Testing Matter Effects in Very Long Baseline Neutrino Oscillation Experiments

Abstract

Assuming three-neutrino mixing, we study the capabilities of very long baseline neutrino oscillation experiments to verify and test the MSW effect and to measure the lepton mixing angle theta_13. We suppose that intense neutrino and antineutrino beams will become available in so-called neutrino factories. We find that the most promising and statistically significant results can be obtained by studying nu_e ->nu_mu and \bar{nu}_e-> \bar{nu}_mu oscillations which lead to matter enhancements and suppressions of wrong sign muon rates.

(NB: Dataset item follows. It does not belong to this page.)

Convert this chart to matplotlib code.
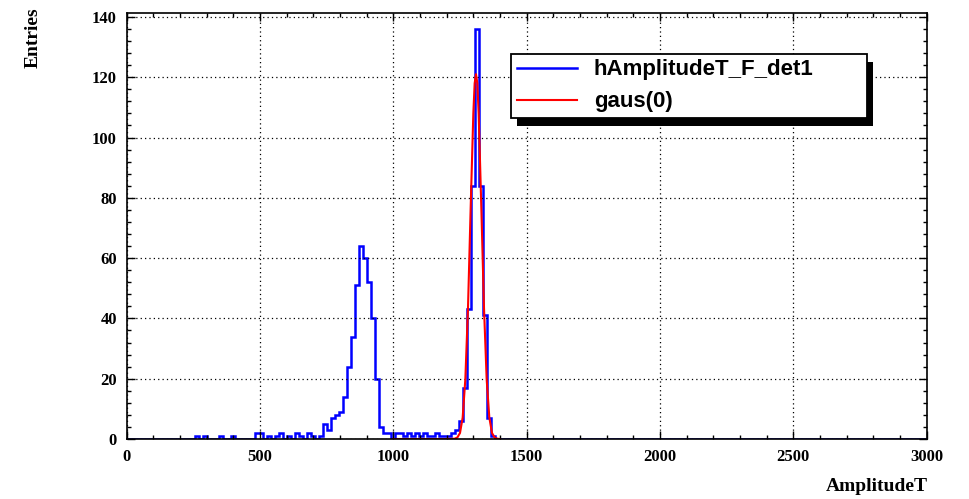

We show the theta_13 ranges where matter effects could be observed as a function of the baseline. We discuss the scaling laws of rates, significances and sensitivities with the relevant mixing angles and experimental parameters. Our analysis includes fluxes, event rates and statistical aspects so that the conclusions should be useful for the planning of experimental setups. We discuss the subleading Delta m^2_{21} effects in the case of the LMA MSW solution of the solar problem, showing that they are small for L >= 7000 km. For shorter baselines, Delta m^2_{21} effects can be relevant and their dependence on L offers a further handle for the determination of the CP-violation phase \delta. Finally we comment on the possibility to measure the specific distortion of the energy spectrum due to the MSW effect.